Дмитрий Гулиа | страница 95
Когониа решил свое образование продолжить в Москве. Отец рассказывал дома (он любил передавать все самое значительное, случившееся за день), что встретил Иуа. Тот отплывал на пароходе в Туапсе.
Отец задержал его руку в своей и почему-то сказал:
— Иуа, нас очень мало. Побереги себя. Ради нас.
— Спасибо, Дмитрий Иосифович, я постараюсь. Но Гулиа не хотелось расставаться так скоро.
— Я это говорю серьезно. Ты молод и, возможно, недостаточно внимательно слушаешь меня.
Когониа запротестовал.
— Я хочу, — продолжал Гулиа, — чтобы ты запомнил следующее: ты уже не принадлежишь себе. Ты взял большие обязательства перед своим народом. Главное — береги себя.
Иуа обещал.
Чтобы закончить о нем рассказ, я хочу перенести вас мысленно на несколько лет вперед — в год 1928-й. Большая группа абхазских интеллигентов встречала пароход, прибывающий из Туапсе. На нем доставили тяжело больного Иуа Когониа. Его внесли на носилках в гостиницу «Ориенталь», чтобы назавтра отправить в село Кутол, к матери. Я запомнил его глаза, точно сливы, и блестящие, как стекло. Вся жизненная сила сосредоточилась только в них. Они светились радостью, словно изнутри были подсвечены каким-то феерическим светом. Из них струилась теплота. Он улыбнулся отцу. Я больше его не видел. Его увезли на следующий день в Кутол. И он умер там на руках матери. Вот так всегда: человек уходит, песни остаются…
Елена Андреевна порою журила отца, напоминая ему имена каких-то опереточных примадонн. Отец краснел, как юнец.
— Леля, — говорил он с укоризной, — что ты говоришь?
Мать хохотала, указывая на его румянец и еще больше вгоняя отца в краску.
Это были милые шутки. Но ежели говорить серьезно, я не помню, чтобы какая-нибудь романическая история омрачила отношения между матерью и отцом. Я это подчеркиваю для того, чтобы отвести всякие упреки в ханжестве по моему адресу. Если бы мне было известно хотя бы одно увлечение отца, я бы сказал об этом, не стесняясь. В конце концов живем мы раз, и ежели заговорил, то говори только правду. Мне трудно, да и невозможно сейчас восстановить что-нибудь из того, что было «до». Я бы сделал это, если бы это было в моих силах, памятуя, что быль молодцу не укор.

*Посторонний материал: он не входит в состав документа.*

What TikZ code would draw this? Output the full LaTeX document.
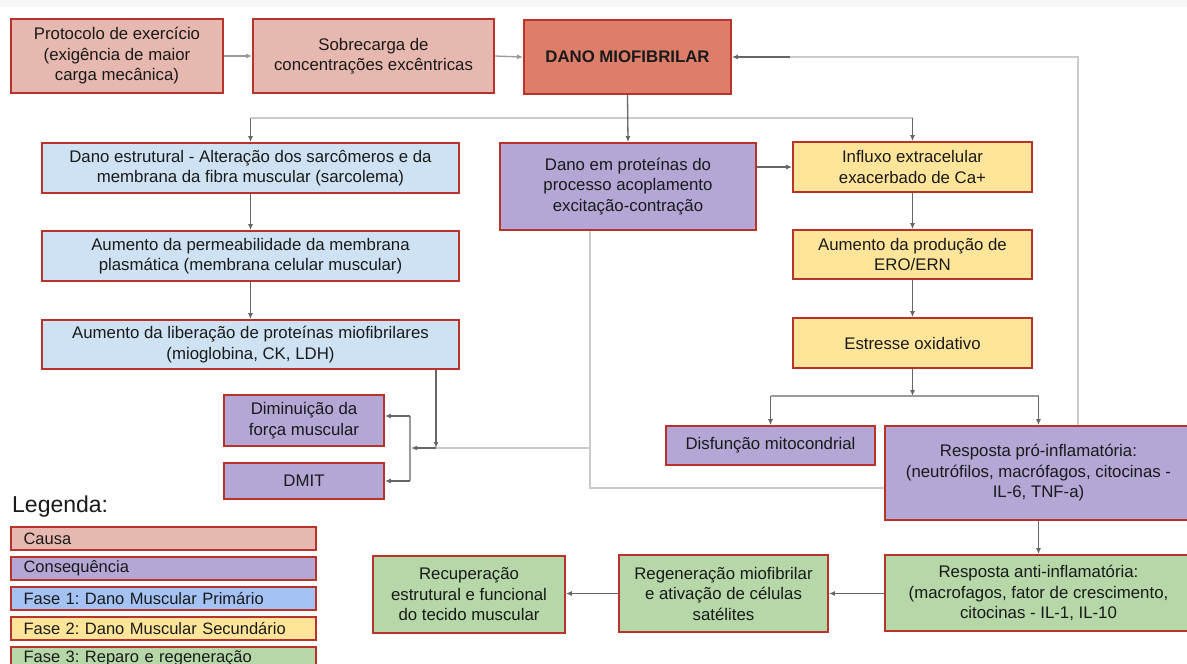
\documentclass[tikz,border=0pt]{standalone}
\usepackage{fontspec}
\setmainfont{Liberation Sans}
\usetikzlibrary{arrows.meta,calc}
\definecolor{bord}{HTML}{B8342A}
\definecolor{causa}{HTML}{E6B8AF}
\definecolor{danoc}{HTML}{DD7E6B}
\definecolor{azul}{HTML}{CFE2F3}
\definecolor{azulleg}{HTML}{A4C2F4}
\definecolor{roxo}{HTML}{B4A7D6}
\definecolor{amarelo}{HTML}{FFE599}
\definecolor{verde}{HTML}{B6D7A8}
\definecolor{darkln}{HTML}{666666}
\definecolor{lightln}{HTML}{CBCBCB}
\definecolor{midln}{HTML}{9A9A9A}
\definecolor{txt}{HTML}{1A1A1A}
\frenchspacing
\begin{document}
\begin{tikzpicture}[x=1pt,y=-1pt,
  box/.style={draw=bord, line width=1.8pt, align=center, inner sep=0pt,
    font=\fontsize{16.8}{20.5}\selectfont, text=txt},
  dk/.style={draw=darkln, line width=1.3pt, -{Latex[length=6pt,width=5pt]}},
  lt/.style={draw=lightln, line width=2pt},
  md/.style={draw=midln, line width=1.5pt},
  legbox/.style={box, minimum height=23pt, text width=280pt, inner xsep=12.5pt,
    align=left, font=\fontsize{16.5}{18}\selectfont},
]
\useasboundingbox (0,0) rectangle (1187,664);
\clip (0,0) rectangle (1187,664);
\fill[white] (0,0) rectangle (1187,664);
\fill[black!3] (0,0) rectangle (1187,7);

% top row
\node[box, fill=causa, minimum width=212pt, minimum height=74pt] (prot) at (117,56)
  {Protocolo de exercício\\(exigência de maior\\carga mecânica)};
\node[box, fill=causa, minimum width=241pt, minimum height=74pt] (sobre) at (373.5,56)
  {Sobrecarga de\\concentrações excêntricas};
\node[box, fill=danoc, minimum width=207pt, minimum height=74pt] (dano) at (627.5,57)
  {\textbf{DANO MIOFIBRILAR}};

% left column
\node[box, fill=azul, minimum width=417pt, minimum height=50pt] (estr) at (250.5,168)
  {Dano estrutural - Alteração dos sarcômeros e da\\membrana da fibra muscular (sarcolema)};
\node[box, fill=azul, minimum width=417pt, minimum height=50pt] (perm) at (250.5,256)
  {Aumento da permeabilidade da membrana\\plasmática (membrana celular muscular)};
\node[box, fill=azul, minimum width=417pt, minimum height=49pt] (lib) at (250.5,344.5)
  {Aumento da liberação de proteínas miofibrilares\\(mioglobina, CK, LDH)};

% middle
\node[box, fill=roxo, minimum width=256pt, minimum height=87pt] (prot2) at (628,186.5)
  {Dano em proteínas do\\processo acoplamento\\excitação-contração};

% right column
\node[box, fill=amarelo, minimum width=239pt, minimum height=50pt] (influx) at (912.5,167)
  {Influxo extracelular\\exacerbado de Ca+};
\node[box, fill=amarelo, minimum width=239pt, minimum height=49pt] (ero) at (912.5,254.5)
  {Aumento da produção de\\ERO/ERN};
\node[box, fill=amarelo, minimum width=239pt, minimum height=50pt] (estresse) at (912.5,343)
  {Estresse oxidativo};

\node[box, fill=roxo, minimum width=209pt, minimum height=39pt] (disf) at (770.5,445.5)
  {Disfunção mitocondrial};
\node[box, fill=roxo, minimum width=307pt, minimum height=94pt] (pro) at (1038.5,473)
  {Resposta pró-inflamatória:\\(neutrófilos, macrófagos, citocinas -\\IL-6, TNF-a)};

\node[box, fill=roxo, minimum width=160pt, minimum height=51pt] (dimin) at (304,420.5)
  {Diminuição da\\força muscular};
\node[box, fill=roxo, minimum width=160pt, minimum height=36pt] (dmit) at (304,481)
  {DMIT};

% bottom row
\node[box, fill=verde, minimum width=307pt, minimum height=76pt] (anti) at (1038.5,593)
  {Resposta anti-inflamatória:\\(macrofagos, fator de crescimento,\\citocinas - IL-1, IL-10};
\node[box, fill=verde, minimum width=209pt, minimum height=77pt] (regen) at (723.5,593.5)
  {Regeneração miofibrilar\\e ativação de células\\satélites};
\node[box, fill=verde, minimum width=192pt, minimum height=77pt] (recup) at (469,594.5)
  {Recuperação\\estrutural e funcional\\do tecido muscular};

% legend
\node[anchor=west, font=\fontsize{23}{26}\selectfont, text=txt, inner sep=0pt] (leg) at (12,507) {Legenda:};
\node[legbox, fill=causa] (l1) at (163.5,538.5) {Causa};
\node[legbox, fill=roxo] (l2) at (163.5,568.5) {Consequência};
\node[legbox, fill=azulleg] (l3) at (163.5,598.5) {Fase 1: Dano Muscular Primário};
\node[legbox, fill=amarelo] (l4) at (163.5,628.5) {Fase 2: Dano Muscular Secundário};
\node[legbox, fill=verde] (l5) at (163.5,658.5) {Fase 3: Reparo e regeneração};

% coordinates for connector bends
\coordinate (split) at (627.5,118);
\coordinate (fb) at (1078,57);
\coordinate (fbm) at (790,57);
\coordinate (ebr) at (912.5,396);
\coordinate (pj) at (590,488);
\coordinate (pb) at (590,448);
\coordinate (lm) at (436,448);
\coordinate (bt) at (410,416);
\coordinate (bb) at (410,481);
\coordinate (bm) at (411,448);

% connectors
\draw[dk, draw=midln] (prot.east) -- (sobre.west);
\draw[dk, draw=midln] (sobre.east) -- (dano.west);

\draw[lt] (pro.north -| fb) -- (fb) -- (fbm);
\draw[dk] (fbm) -- (dano.east);

\draw[lt, line width=1.7pt] (estr.north |- split) -- (influx.north |- split);
\draw[dk] (dano.south) -- (prot2.north);
\draw[dk] (estr.north |- split) -- (estr.north);
\draw[dk] (influx.north |- split) -- (influx.north);

\draw[dk] (estr.south) -- (perm.north);
\draw[dk] (perm.south) -- (lib.north);

\draw[dk] (prot2.east |- influx.west) -- (influx.west);
\draw[dk] (influx.south) -- (ero.north);
\draw[dk] (ero.south) -- (estresse.north);

\draw[dk] (estresse.south) -- (ebr);
\draw[md] (ebr -| disf.north) -- (ebr -| pro.north);
\draw[dk] (ebr -| disf.north) -- (disf.north);
\draw[dk] (ebr -| pro.north) -- (pro.north);

\draw[lt] (prot2.south -| pj) -- (pj) -- (pj -| pro.west);
\draw[lt] (pb) -- (lm);
\draw[dk] (lm) -- (bm);
\draw[dk] (lib.south -| lm) -- (lm);

\draw[md] (bt) -- (bb);
\draw[dk] (bt) -- (bt -| dimin.east);
\draw[dk] (bb) -- (dmit.east);

\draw[dk] (pro.south) -- (anti.north);
\draw[dk] (anti.west |- regen.east) -- (regen.east);
\draw[dk] (regen.west) -- (regen.west -| recup.east);
\end{tikzpicture}
\end{document}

Гулиа писал: «В работе мне помогала моя жена. К слову хотелось бы заметить, как важно для писателя иметь хорошую жену-друга. Я бы не совершил и сотой доли того, что совершил, если бы не Елена Андреевна — женщина, готовая на самопожертвование, когда дело касается литературы, искусства». В абхазских семьях, особенно патриархальных, не принято распространяться о своих чувствах к женщине. Муж никогда при других не назовет жену по имени, не осмелится и жена произнести его имя. Это было бы величайшей бестактностью. Таких людей в деревнях презирают. Глубочайшей воспитанностью веет от невестки, которая за всю жизнь не заговорит со свекром. Сейчас все это постепенно отходит в прошлое. Однако и нынче говорить о своих чувствах можно только сверстнику или сверстнице. И до сих пор на свадьбах жених отсутствует: его попросту нет на территории того двора, где идет пиршество. Здесь только невеста, где-нибудь в углу, покрытая фатой. Было бы светопреставлением, если бы жених присел к общему столу, тем более рядом с невестой, да еще целовал ее при всех. Это исключается. Таков обычай этого народа. Но в той стыдливости и сдержанности, с которой абхазец говорит о своих чувствах, есть что-то мужественное. Объяснение в любви также сдержанно. Здесь больше полагаются на чувство, нежели на язык. Если мужчина молча преподнес девушке платок, то это событие особой важности. С ним ни в какое сравнение не идут ни пылкие объяснения Ромео, ни серенады донжуанов. Казанова просто не был бы понят в Абхазии и его пристрелили бы на первой же развилке троп. Для новобрачных строится специальный домик — амхара. Стоит он где-нибудь в сторонке, подальше от любопытных. И будет стоять до тех пор, пока домашние не привыкнут к молодой невестке.